=== Dataset excerpt ===

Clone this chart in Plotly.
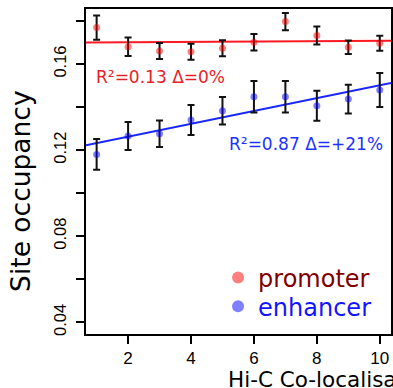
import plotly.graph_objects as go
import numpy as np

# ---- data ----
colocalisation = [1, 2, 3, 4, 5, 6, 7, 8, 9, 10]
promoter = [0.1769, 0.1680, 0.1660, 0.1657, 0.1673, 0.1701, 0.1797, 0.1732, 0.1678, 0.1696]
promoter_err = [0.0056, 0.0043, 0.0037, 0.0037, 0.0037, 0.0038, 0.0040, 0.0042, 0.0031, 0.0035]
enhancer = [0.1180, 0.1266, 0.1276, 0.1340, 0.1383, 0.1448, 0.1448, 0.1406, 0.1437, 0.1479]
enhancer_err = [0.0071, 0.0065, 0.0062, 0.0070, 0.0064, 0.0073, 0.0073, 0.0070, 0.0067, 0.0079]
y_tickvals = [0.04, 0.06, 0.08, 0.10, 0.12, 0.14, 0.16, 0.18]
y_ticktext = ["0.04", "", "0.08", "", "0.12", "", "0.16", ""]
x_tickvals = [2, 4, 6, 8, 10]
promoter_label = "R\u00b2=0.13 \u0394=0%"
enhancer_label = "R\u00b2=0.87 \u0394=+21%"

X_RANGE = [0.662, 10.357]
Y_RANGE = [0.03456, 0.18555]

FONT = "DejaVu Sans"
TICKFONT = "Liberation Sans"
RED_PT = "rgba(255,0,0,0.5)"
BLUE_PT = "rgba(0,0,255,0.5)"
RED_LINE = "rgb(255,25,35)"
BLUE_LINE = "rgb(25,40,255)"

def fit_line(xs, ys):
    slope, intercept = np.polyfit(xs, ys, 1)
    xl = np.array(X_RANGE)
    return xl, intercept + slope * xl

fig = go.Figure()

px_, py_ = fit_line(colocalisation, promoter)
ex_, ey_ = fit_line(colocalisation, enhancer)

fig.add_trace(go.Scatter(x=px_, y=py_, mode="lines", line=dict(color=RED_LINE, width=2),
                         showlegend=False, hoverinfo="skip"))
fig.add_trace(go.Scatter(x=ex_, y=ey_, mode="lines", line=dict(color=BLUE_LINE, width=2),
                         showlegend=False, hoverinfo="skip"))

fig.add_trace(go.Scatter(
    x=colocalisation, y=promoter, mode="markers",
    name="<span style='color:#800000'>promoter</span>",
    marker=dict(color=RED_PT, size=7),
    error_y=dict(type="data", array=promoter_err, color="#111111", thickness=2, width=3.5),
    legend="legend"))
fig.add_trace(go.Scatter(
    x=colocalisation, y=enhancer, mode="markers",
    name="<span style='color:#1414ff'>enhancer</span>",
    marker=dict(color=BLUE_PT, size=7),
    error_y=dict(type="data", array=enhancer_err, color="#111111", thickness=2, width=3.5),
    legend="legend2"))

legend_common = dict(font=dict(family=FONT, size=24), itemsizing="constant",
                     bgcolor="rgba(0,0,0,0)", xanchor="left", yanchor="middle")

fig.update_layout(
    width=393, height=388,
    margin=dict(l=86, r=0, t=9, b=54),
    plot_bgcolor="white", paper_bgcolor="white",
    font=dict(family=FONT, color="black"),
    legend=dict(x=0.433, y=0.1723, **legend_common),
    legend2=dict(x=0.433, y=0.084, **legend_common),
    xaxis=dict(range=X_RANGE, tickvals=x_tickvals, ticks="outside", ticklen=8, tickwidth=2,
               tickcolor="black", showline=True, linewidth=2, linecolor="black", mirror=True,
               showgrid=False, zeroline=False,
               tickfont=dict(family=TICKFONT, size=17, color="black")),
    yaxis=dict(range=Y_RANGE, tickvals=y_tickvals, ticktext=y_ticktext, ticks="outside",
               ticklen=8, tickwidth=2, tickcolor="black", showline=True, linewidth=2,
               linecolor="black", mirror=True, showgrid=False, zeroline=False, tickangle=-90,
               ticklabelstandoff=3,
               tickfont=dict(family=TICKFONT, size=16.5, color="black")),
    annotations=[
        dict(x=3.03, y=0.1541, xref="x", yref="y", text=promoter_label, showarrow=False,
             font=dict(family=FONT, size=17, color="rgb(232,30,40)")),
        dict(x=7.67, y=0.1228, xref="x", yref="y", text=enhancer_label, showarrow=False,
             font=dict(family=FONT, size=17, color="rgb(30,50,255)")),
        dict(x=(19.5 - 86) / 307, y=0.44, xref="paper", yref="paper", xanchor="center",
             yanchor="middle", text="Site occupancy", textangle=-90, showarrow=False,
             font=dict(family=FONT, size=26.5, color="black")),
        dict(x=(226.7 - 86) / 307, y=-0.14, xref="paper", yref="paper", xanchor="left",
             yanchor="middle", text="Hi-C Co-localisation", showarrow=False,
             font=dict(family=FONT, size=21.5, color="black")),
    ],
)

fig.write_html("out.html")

===

→ **Aim**
Everything from the first line of the listing above through the line that contains "import numpy as np" is to be restated word for word, minus the pictures.

→ **Result of this task**
Clone this chart in Plotly.
import plotly.graph_objects as go
import numpy as np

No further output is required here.